:: Task prompt ::
Return precisely the span of lines from the top of the material below to the line containing "plt.rcParams['font.family'] = ['Lato', 'DejaVu", both included. Pictures are excluded.

:: Dataset section ::
* begin *
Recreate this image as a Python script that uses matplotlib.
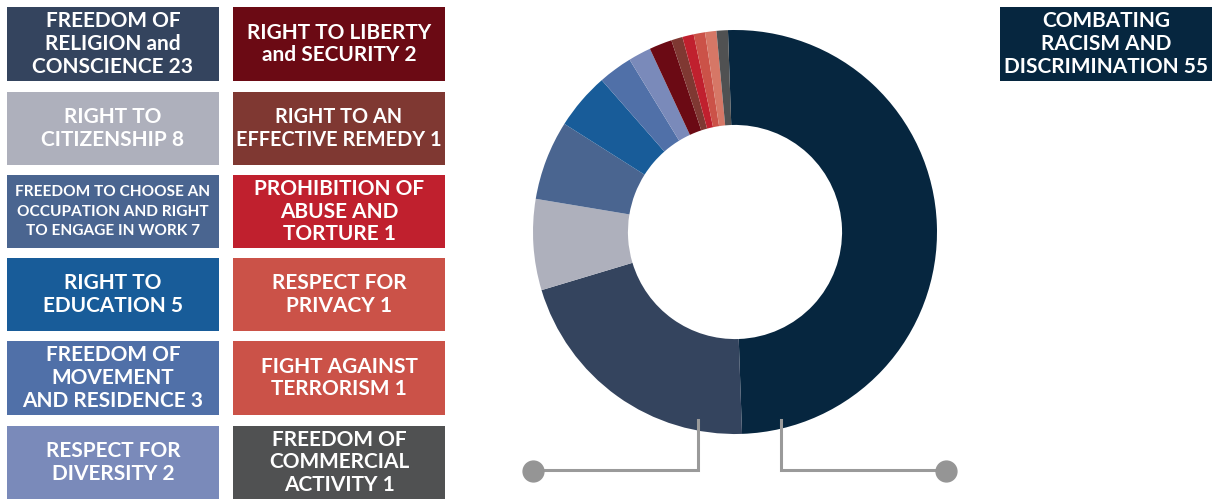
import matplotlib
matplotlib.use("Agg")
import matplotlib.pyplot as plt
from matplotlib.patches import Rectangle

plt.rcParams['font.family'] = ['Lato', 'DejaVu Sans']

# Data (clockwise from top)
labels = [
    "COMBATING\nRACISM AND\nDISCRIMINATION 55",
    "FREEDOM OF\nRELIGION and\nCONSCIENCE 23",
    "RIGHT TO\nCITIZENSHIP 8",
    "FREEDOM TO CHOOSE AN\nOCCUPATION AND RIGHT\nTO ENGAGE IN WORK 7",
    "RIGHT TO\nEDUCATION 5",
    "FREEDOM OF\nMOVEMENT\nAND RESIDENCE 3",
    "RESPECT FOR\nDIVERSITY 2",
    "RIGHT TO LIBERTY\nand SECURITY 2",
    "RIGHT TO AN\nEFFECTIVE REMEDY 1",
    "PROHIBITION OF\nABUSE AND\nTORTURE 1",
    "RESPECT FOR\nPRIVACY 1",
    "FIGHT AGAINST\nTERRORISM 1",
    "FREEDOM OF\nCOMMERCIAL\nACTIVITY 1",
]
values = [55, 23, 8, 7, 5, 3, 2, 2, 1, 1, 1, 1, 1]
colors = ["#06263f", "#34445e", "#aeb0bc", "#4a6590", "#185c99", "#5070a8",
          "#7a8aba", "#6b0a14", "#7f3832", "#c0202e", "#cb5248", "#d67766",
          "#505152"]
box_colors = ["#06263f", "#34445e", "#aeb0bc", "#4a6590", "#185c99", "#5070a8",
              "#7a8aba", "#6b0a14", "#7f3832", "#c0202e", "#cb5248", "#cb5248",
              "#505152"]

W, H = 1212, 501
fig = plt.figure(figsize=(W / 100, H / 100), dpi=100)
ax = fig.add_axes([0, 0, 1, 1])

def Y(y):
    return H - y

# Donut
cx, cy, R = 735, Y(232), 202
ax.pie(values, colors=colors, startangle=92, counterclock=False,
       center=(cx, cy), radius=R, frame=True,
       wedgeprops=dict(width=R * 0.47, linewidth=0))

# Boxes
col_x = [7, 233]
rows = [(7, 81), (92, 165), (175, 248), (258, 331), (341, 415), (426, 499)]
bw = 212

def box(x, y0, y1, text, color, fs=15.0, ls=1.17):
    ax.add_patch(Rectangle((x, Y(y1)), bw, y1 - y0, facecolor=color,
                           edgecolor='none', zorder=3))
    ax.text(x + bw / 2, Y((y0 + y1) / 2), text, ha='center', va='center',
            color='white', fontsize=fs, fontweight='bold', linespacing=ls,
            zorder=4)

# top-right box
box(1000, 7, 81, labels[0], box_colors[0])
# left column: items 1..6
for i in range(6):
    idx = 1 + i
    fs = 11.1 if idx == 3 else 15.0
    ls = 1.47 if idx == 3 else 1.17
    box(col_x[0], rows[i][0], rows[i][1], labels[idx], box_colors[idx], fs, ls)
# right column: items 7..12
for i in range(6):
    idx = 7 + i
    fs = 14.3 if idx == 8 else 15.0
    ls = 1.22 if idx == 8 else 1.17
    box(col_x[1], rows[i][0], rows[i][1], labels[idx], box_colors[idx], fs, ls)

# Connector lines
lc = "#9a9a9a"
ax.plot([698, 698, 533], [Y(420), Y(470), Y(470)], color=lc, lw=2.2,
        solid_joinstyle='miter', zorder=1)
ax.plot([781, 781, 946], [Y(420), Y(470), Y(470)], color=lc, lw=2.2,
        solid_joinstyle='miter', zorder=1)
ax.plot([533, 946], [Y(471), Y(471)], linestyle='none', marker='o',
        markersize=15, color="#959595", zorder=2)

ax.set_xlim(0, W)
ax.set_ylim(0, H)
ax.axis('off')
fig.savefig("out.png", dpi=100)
* end *
:: Problem solution ::
Recreate this image as a Python script that uses matplotlib.
import matplotlib
matplotlib.use("Agg")
import matplotlib.pyplot as plt
from matplotlib.patches import Rectangle

plt.rcParams['font.family'] = ['Lato', 'DejaVu Sans']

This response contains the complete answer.